* _Given information_
============

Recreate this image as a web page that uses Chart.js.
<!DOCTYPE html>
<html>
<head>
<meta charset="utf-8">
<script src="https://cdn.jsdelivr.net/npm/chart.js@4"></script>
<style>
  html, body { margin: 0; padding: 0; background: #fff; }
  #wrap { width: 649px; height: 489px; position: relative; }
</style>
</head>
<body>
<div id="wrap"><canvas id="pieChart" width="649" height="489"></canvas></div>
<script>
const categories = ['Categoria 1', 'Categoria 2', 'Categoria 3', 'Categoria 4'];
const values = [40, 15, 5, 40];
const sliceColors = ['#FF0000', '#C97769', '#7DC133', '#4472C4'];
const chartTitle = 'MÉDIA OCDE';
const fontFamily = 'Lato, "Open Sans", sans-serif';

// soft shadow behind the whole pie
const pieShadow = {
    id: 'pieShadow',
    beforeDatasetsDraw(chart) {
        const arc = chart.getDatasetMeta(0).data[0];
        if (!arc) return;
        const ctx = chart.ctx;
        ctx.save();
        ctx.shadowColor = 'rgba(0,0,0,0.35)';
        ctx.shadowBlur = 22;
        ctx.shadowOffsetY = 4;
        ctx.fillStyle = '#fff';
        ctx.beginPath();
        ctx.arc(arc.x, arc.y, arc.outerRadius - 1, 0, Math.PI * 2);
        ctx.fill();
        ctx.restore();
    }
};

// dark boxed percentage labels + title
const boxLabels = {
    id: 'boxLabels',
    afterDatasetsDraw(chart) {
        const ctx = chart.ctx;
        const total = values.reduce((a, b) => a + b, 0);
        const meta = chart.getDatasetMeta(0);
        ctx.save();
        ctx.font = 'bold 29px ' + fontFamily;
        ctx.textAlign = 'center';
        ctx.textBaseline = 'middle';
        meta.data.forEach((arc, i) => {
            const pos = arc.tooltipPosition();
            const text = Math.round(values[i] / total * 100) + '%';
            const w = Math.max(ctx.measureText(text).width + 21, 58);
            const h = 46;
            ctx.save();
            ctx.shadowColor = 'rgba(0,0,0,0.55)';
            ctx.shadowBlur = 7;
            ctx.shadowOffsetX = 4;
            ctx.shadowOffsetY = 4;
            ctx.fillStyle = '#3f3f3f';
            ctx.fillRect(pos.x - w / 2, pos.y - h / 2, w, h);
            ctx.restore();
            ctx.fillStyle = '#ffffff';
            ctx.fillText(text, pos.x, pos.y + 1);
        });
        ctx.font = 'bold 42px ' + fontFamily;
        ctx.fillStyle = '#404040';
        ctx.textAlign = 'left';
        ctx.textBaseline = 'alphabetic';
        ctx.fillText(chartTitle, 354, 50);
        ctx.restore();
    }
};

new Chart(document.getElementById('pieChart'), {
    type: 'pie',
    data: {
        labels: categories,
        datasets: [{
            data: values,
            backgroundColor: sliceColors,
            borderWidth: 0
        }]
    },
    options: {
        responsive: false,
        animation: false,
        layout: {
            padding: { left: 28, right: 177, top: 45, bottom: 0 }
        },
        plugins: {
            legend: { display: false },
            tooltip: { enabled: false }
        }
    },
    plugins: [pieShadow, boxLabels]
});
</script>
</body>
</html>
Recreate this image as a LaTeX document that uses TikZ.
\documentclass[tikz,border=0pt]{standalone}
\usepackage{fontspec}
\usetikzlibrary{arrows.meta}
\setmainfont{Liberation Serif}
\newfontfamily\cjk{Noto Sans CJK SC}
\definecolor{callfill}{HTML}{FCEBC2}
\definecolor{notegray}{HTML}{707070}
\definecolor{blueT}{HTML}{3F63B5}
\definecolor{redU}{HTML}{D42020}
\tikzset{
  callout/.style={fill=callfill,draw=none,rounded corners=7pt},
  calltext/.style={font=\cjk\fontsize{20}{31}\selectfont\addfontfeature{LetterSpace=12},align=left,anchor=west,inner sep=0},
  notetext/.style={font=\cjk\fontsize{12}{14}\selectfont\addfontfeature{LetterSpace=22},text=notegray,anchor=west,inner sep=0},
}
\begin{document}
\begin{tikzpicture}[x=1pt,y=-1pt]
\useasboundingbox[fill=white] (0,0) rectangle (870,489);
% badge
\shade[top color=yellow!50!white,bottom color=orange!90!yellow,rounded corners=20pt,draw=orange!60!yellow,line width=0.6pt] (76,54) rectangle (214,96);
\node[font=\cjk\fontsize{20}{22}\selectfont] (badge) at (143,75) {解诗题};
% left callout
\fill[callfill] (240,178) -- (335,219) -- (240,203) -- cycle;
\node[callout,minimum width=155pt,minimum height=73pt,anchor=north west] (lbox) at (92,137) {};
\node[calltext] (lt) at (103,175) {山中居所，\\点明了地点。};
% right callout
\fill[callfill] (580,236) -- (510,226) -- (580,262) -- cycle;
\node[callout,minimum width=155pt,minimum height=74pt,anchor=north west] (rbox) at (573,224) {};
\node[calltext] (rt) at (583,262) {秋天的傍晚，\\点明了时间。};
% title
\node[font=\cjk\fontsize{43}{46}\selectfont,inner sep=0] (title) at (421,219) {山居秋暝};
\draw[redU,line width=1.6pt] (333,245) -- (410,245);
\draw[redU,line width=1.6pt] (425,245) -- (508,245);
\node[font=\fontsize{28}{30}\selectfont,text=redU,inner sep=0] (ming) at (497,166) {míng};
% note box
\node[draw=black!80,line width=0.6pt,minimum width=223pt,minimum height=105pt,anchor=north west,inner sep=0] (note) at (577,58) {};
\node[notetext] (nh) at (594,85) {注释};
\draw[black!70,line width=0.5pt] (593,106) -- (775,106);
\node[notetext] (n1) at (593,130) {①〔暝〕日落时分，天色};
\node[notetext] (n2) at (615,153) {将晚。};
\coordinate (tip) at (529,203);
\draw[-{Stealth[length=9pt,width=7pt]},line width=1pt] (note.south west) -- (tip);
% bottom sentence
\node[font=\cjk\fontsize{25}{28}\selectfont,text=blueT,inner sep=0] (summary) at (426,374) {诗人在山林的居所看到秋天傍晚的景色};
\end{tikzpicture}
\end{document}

============

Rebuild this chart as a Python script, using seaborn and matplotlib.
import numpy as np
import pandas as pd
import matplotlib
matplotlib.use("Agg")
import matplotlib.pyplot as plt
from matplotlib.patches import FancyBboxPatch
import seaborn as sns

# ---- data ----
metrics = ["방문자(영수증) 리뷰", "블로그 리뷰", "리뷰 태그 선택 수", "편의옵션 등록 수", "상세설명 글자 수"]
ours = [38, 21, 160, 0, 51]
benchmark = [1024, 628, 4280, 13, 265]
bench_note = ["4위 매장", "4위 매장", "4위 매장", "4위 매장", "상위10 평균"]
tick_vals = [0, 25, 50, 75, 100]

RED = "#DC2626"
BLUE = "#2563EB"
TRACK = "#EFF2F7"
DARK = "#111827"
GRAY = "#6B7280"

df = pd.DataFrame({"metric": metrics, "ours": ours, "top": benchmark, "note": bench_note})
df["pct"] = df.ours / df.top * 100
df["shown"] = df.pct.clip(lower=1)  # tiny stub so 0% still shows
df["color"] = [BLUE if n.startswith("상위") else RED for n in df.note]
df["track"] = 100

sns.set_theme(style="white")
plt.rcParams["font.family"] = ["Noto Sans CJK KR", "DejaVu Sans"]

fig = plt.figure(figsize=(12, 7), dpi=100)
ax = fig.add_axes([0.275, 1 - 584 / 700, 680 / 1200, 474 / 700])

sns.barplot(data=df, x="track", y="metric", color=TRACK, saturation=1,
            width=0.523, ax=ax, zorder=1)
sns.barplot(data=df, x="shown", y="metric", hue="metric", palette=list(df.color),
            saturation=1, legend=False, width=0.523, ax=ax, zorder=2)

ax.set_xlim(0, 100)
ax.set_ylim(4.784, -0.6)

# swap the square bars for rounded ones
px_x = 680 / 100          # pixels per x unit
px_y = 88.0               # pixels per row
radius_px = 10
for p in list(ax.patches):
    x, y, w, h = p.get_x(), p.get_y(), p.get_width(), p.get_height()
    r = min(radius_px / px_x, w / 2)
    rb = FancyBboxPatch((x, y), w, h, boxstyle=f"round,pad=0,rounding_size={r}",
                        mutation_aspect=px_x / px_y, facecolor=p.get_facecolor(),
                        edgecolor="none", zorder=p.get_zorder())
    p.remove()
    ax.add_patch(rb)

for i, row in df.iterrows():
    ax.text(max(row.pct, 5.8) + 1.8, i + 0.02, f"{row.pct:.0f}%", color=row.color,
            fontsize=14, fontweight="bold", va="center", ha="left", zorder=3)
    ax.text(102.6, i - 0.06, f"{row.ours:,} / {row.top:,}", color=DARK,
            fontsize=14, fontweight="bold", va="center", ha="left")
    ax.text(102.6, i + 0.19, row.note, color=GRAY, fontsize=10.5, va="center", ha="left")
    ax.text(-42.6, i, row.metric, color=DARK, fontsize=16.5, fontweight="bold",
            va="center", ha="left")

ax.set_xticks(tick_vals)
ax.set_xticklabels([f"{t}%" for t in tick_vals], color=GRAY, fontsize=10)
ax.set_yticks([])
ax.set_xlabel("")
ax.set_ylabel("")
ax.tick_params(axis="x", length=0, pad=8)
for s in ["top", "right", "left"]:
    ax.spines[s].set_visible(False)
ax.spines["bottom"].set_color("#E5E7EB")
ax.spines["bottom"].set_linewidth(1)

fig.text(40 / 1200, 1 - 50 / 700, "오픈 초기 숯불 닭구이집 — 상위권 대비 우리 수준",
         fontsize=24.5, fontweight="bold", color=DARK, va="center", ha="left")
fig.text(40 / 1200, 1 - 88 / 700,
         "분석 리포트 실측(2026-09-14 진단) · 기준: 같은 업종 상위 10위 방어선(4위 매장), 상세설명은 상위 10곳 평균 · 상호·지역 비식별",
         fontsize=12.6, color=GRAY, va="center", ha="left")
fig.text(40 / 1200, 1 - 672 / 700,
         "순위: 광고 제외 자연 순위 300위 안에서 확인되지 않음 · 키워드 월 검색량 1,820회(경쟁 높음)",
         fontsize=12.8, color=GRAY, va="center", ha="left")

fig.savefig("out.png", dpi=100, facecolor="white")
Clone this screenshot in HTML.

============

* _What you will do_
Reproduce the lines exactly, from the line that contains "Rebuild this chart" through the line that contains "ax = fig.add_axes([0.275, 1", and nothing more.

* _The output_
Rebuild this chart as a Python script, using seaborn and matplotlib.
import numpy as np
import pandas as pd
import matplotlib
matplotlib.use("Agg")
import matplotlib.pyplot as plt
from matplotlib.patches import FancyBboxPatch
import seaborn as sns

# ---- data ----
metrics = ["방문자(영수증) 리뷰", "블로그 리뷰", "리뷰 태그 선택 수", "편의옵션 등록 수", "상세설명 글자 수"]
ours = [38, 21, 160, 0, 51]
benchmark = [1024, 628, 4280, 13, 265]
bench_note = ["4위 매장", "4위 매장", "4위 매장", "4위 매장", "상위10 평균"]
tick_vals = [0, 25, 50, 75, 100]

RED = "#DC2626"
BLUE = "#2563EB"
TRACK = "#EFF2F7"
DARK = "#111827"
GRAY = "#6B7280"

df = pd.DataFrame({"metric": metrics, "ours": ours, "top": benchmark, "note": bench_note})
df["pct"] = df.ours / df.top * 100
df["shown"] = df.pct.clip(lower=1)  # tiny stub so 0% still shows
df["color"] = [BLUE if n.startswith("상위") else RED for n in df.note]
df["track"] = 100

sns.set_theme(style="white")
plt.rcParams["font.family"] = ["Noto Sans CJK KR", "DejaVu Sans"]

fig = plt.figure(figsize=(12, 7), dpi=100)
ax = fig.add_axes([0.275, 1 - 584 / 700, 680 / 1200, 474 / 700])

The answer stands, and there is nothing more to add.